## Brief
Copy every line of the records below that holds the word "standalone".

## Supplied material
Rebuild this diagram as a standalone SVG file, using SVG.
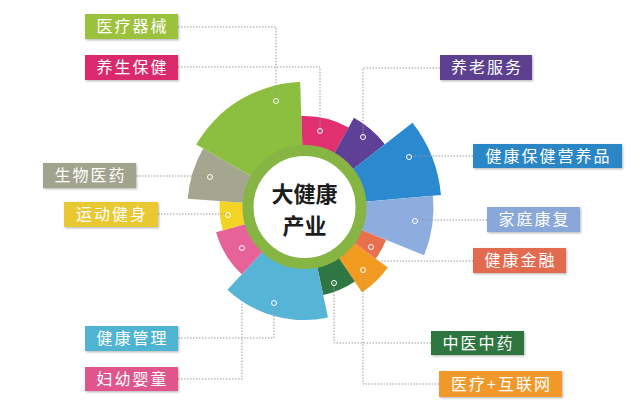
<svg xmlns="http://www.w3.org/2000/svg" width="640" height="406" viewBox="0 0 640 406">
<defs>
<filter id="sh" x="-10%" y="-20%" width="125%" height="150%">
<feDropShadow dx="1" dy="1.2" stdDeviation="0.8" flood-color="#000" flood-opacity="0.28"/>
</filter>
<style>
.lbl{font-family:"Noto Sans CJK SC","Noto Sans",sans-serif;font-size:16px;fill:#fff;text-anchor:middle;letter-spacing:2px}
.ctr{font-family:"Noto Sans CJK SC","Noto Sans",sans-serif;font-size:22px;font-weight:700;fill:#1c1c1c;text-anchor:middle}
.con{fill:none;stroke:#9b9b9b;stroke-width:1;stroke-dasharray:1.5 1.5}
.dot{fill:none;stroke:#fff;stroke-width:1}
.box{filter:url(#sh)}
</style>
</defs>
<rect width="640" height="406" fill="#ffffff"/>
<g id="wheel" transform="translate(1.5,1)">
<path id="seg-yiliaoqixie" fill="#8CBF3F" d="M194.75,143.5 A125,125 0 0 1 298.64,81.07 L301.08,151.03 A55,55 0 0 0 255.37,178.5 Z"/>
<path id="seg-yangsheng" fill="#E0306F" d="M299.82,115.05 A91,91 0 0 1 347.12,126.41 L329.66,157.90 A55,55 0 0 0 301.08,151.03 Z"/>
<path id="seg-yanglao" fill="#5E4096" d="M352.45,116.79 A102,102 0 0 1 383.38,143.20 L346.34,172.14 A55,55 0 0 0 329.66,157.90 Z"/>
<path id="seg-yingyang" fill="#2A89CF" d="M410.96,121.65 A137,137 0 0 1 439.48,194.05 L357.79,201.20 A55,55 0 0 0 346.34,172.14 Z"/>
<path id="seg-kangfu" fill="#8EADDF" d="M431.51,194.75 A129,129 0 0 1 422.61,254.32 L354.00,226.60 A55,55 0 0 0 357.79,201.20 Z"/>
<path id="seg-jinrong" fill="#E8704F" d="M384.59,238.96 A88,88 0 0 1 374.19,257.73 L347.50,238.33 A55,55 0 0 0 354.00,226.60 Z"/>
<path id="seg-hulianwang" fill="#F39A20" d="M386.33,266.54 A103,103 0 0 1 360.60,291.39 L333.76,251.60 A55,55 0 0 0 347.50,238.33 Z"/>
<path id="seg-zhongyi" fill="#2E7743" d="M353.33,280.61 A90,90 0 0 1 321.71,294.03 L314.43,259.80 A55,55 0 0 0 333.76,251.60 Z"/>
<path id="seg-guanli" fill="#56B5D7" d="M326.49,316.53 A113,113 0 0 1 225.93,288.65 L265.49,246.23 A55,55 0 0 0 314.43,259.80 Z"/>
<path id="seg-fuyou" fill="#E8629A" d="M240.26,273.29 A92,92 0 0 1 214.56,231.36 L250.13,221.16 A55,55 0 0 0 265.49,246.23 Z"/>
<path id="seg-yundong" fill="#F3D324" d="M221.29,229.43 A85,85 0 0 1 218.20,200.07 L248.13,202.16 A55,55 0 0 0 250.13,221.16 Z"/>
<path id="seg-shengwu" fill="#A4A690" d="M186.28,197.84 A117,117 0 0 1 201.68,147.5 L255.37,178.5 A55,55 0 0 0 248.13,202.16 Z"/>
</g>
<g id="center">
<circle cx="304.5" cy="207" r="56.5" fill="#ffffff" stroke="#86B543" stroke-width="11"/>
<text class="ctr" x="304.5" y="202">大健康</text>
<text class="ctr" x="304.5" y="234.2">产业</text>
</g>
<g id="connectors">
<path class="con" d="M178,27 H276 V101"/>
<path class="con" d="M178,67 H320 V131"/>
<path class="con" d="M136,176 H210"/>
<path class="con" d="M158,214 H228"/>
<path class="con" d="M178,338 H274 V303"/>
<path class="con" d="M178,379 H242 V302"/>
<path class="con" d="M440,68 H363 V137"/>
<path class="con" d="M473,156 H409"/>
<path class="con" d="M487,220 H415"/>
<path class="con" d="M473,261 H380"/>
<path class="con" d="M431,343 H334 V283"/>
<path class="con" d="M439,384 H363 V270"/>
</g>
<g id="dots">
<circle class="dot" cx="276" cy="101" r="2.5"/>
<circle class="dot" cx="320" cy="131" r="2.5"/>
<circle class="dot" cx="363" cy="137" r="2.5"/>
<circle class="dot" cx="409" cy="157" r="2.5"/>
<circle class="dot" cx="415" cy="221" r="2.5"/>
<circle class="dot" cx="371" cy="247" r="2.5"/>
<circle class="dot" cx="363" cy="270" r="2.5"/>
<circle class="dot" cx="334" cy="283" r="2.5"/>
<circle class="dot" cx="274" cy="303" r="2.5"/>
<circle class="dot" cx="242" cy="248" r="2.5"/>
<circle class="dot" cx="228" cy="215" r="2.5"/>
<circle class="dot" cx="210" cy="177" r="2.5"/>
</g>
<g id="n-yiliaoqixie"><rect class="box" x="85" y="14" width="93" height="25" fill="#9CC23C"/><text class="lbl" x="132.5" y="32">医疗器械</text></g>
<g id="n-yangsheng"><rect class="box" x="85" y="55" width="93" height="25" fill="#D92A6E"/><text class="lbl" x="132.5" y="73">养生保健</text></g>
<g id="n-shengwu"><rect class="box" x="43" y="163" width="93" height="25" fill="#A1A38D"/><text class="lbl" x="90.5" y="181">生物医药</text></g>
<g id="n-yundong"><rect class="box" x="64" y="202" width="94" height="25" fill="#E9C830"/><text class="lbl" x="112" y="220">运动健身</text></g>
<g id="n-guanli"><rect class="box" x="85" y="326" width="93" height="25" fill="#4FB4D2"/><text class="lbl" x="132.5" y="344">健康管理</text></g>
<g id="n-fuyou"><rect class="box" x="85" y="367" width="93" height="24" fill="#E0578C"/><text class="lbl" x="132.5" y="385">妇幼婴童</text></g>
<g id="n-yanglao"><rect class="box" x="440" y="55" width="92" height="25" fill="#5B3F8F"/><text class="lbl" x="487" y="73">养老服务</text></g>
<g id="n-yingyang"><rect class="box" x="473" y="144" width="149" height="24" fill="#2C86C4"/><text class="lbl" x="548.5" y="162">健康保健营养品</text></g>
<g id="n-kangfu"><rect class="box" x="487" y="207" width="93" height="25" fill="#8AA7DA"/><text class="lbl" x="534.5" y="225">家庭康复</text></g>
<g id="n-jinrong"><rect class="box" x="473" y="248" width="93" height="25" fill="#E26A4F"/><text class="lbl" x="520.5" y="266">健康金融</text></g>
<g id="n-zhongyi"><rect class="box" x="431" y="331" width="93" height="24" fill="#2F7440"/><text class="lbl" x="478.5" y="349">中医中药</text></g>
<g id="n-hulianwang"><rect class="box" x="439" y="371" width="123" height="26" fill="#F0992A"/><text class="lbl" x="501.5" y="390">医疗+互联网</text></g>
</svg>
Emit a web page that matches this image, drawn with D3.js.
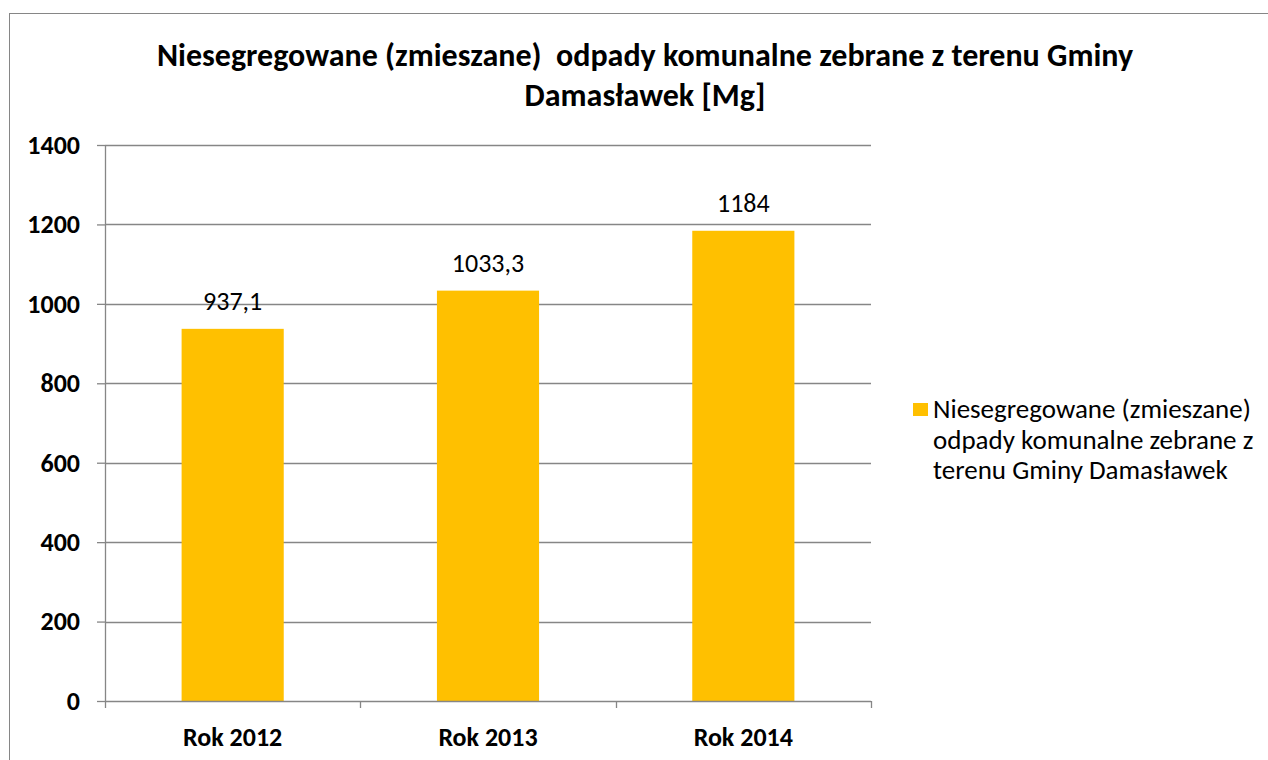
<!DOCTYPE html>
<html>
<head>
<meta charset="utf-8">
<script src="https://cdn.jsdelivr.net/npm/d3@7"></script>
<style>
  body { margin: 0; background: #fff; }
  svg { font-family: Carlito, Lato, "Open Sans", sans-serif; }
</style>
</head>
<body>
<svg id="chart" width="1268" height="760"></svg>
<script>
// values
const years = ['Rok 2012', 'Rok 2013', 'Rok 2014'];
const tonnes = [937.1, 1033.3, 1184];
const yTicks = [0, 200, 400, 600, 800, 1000, 1200, 1400];
const titleLines = ['Niesegregowane (zmieszane)  odpady komunalne zebrane z terenu Gminy', 'Damasławek [Mg]'];
const legendLines = ['Niesegregowane (zmieszane)', 'odpady komunalne zebrane z', 'terenu Gminy Damasławek'];

const svg = d3.select('#chart');
const plot = {left: 105, right: 871, top: 145, bottom: 701};
const grey = '#868686';
const barColor = '#FFC000';

// outer chart border
svg.append('rect')
  .attr('x', 9.5).attr('y', 13.5)
  .attr('width', 1300).attr('height', 800)
  .attr('fill', 'none').attr('stroke', grey);

const x = d3.scaleBand().domain(years).range([plot.left, plot.right]);
const y = d3.scaleLinear().domain([0, 1400]).range([plot.bottom, plot.top]);

// gridlines
svg.append('g').selectAll('line')
  .data(yTicks.filter(d => d > 0))
  .join('line')
    .attr('x1', plot.left).attr('x2', plot.right)
    .attr('y1', d => Math.round(y(d)) + 0.5).attr('y2', d => Math.round(y(d)) + 0.5)
    .attr('stroke', grey).attr('stroke-width', 1.3);

// bars
const barW = x.bandwidth() * 0.4;
svg.append('g').selectAll('rect')
  .data(tonnes)
  .join('rect')
    .attr('x', (d, i) => x(years[i]) + (x.bandwidth() - barW) / 2)
    .attr('y', d => y(d))
    .attr('width', barW)
    .attr('height', d => y(0) - y(d))
    .attr('fill', barColor);

// data labels
svg.append('g').selectAll('text')
  .data(tonnes)
  .join('text')
    .attr('x', (d, i) => x(years[i]) + x.bandwidth() / 2)
    .attr('y', d => y(d) - 19)
    .attr('text-anchor', 'middle')
    .attr('font-size', 26)
    .attr('fill', '#000')
    .text(d => String(d).replace('.', ','));

// y axis
const yAxis = svg.append('g')
  .attr('transform', `translate(${plot.left},0)`)
  .call(d3.axisLeft(y).tickValues(yTicks).tickFormat(d3.format('d')).tickSize(8).tickPadding(17));
yAxis.select('.domain').attr('stroke', grey).attr('stroke-width', 1.3).attr('d', `M0.5,${plot.top}V${plot.bottom}`);
yAxis.selectAll('.tick line').attr('stroke', grey).attr('stroke-width', 1.3);
yAxis.selectAll('.tick text')
  .attr('font-family', 'Carlito, Lato, "Open Sans", sans-serif')
  .attr('font-size', 26).attr('font-weight', 'bold').attr('fill', '#000');

// x axis, ticks between the categories
const xAxis = svg.append('g').attr('transform', `translate(0,${plot.bottom})`);
xAxis.append('line')
  .attr('x1', plot.left).attr('x2', plot.right)
  .attr('y1', 0.5).attr('y2', 0.5)
  .attr('stroke', grey).attr('stroke-width', 1.3);
xAxis.selectAll('.sep')
  .data(years.map(d => x(d)).concat([plot.right]))
  .join('line')
    .attr('class', 'sep')
    .attr('x1', d => Math.round(d) + 0.5).attr('x2', d => Math.round(d) + 0.5)
    .attr('y1', 0).attr('y2', 7)
    .attr('stroke', grey).attr('stroke-width', 1.3);
xAxis.selectAll('.lbl')
  .data(years)
  .join('text')
    .attr('class', 'lbl')
    .attr('x', d => x(d) + x.bandwidth() / 2)
    .attr('y', 45)
    .attr('text-anchor', 'middle')
    .attr('font-size', 26).attr('font-weight', 'bold')
    .text(d => d);

// title
svg.append('g').selectAll('text')
  .data(titleLines)
  .join('text')
    .attr('x', 645)
    .attr('y', (d, i) => 66 + i * 40)
    .attr('text-anchor', 'middle')
    .attr('font-size', 32).attr('font-weight', 'bold')
    .style('white-space', 'pre')
    .text(d => d);

// legend
const legend = svg.append('g');
legend.append('rect')
  .attr('x', 913).attr('y', 403)
  .attr('width', 15).attr('height', 13)
  .attr('fill', barColor);
legend.selectAll('text')
  .data(legendLines)
  .join('text')
    .attr('x', 933)
    .attr('y', (d, i) => 418 + i * 30.5)
    .attr('font-size', 27)
    .text(d => d);
</script>
</body>
</html>
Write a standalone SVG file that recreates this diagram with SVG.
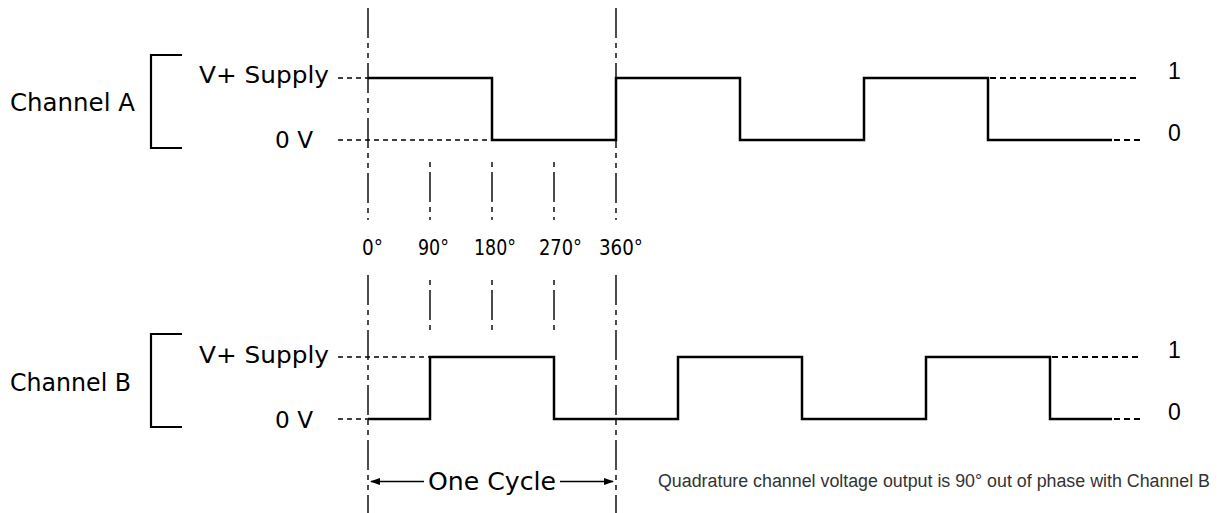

## Response below
Rebuild this diagram as a standalone SVG file, using SVG.
Write a standalone SVG file that recreates this diagram with SVG.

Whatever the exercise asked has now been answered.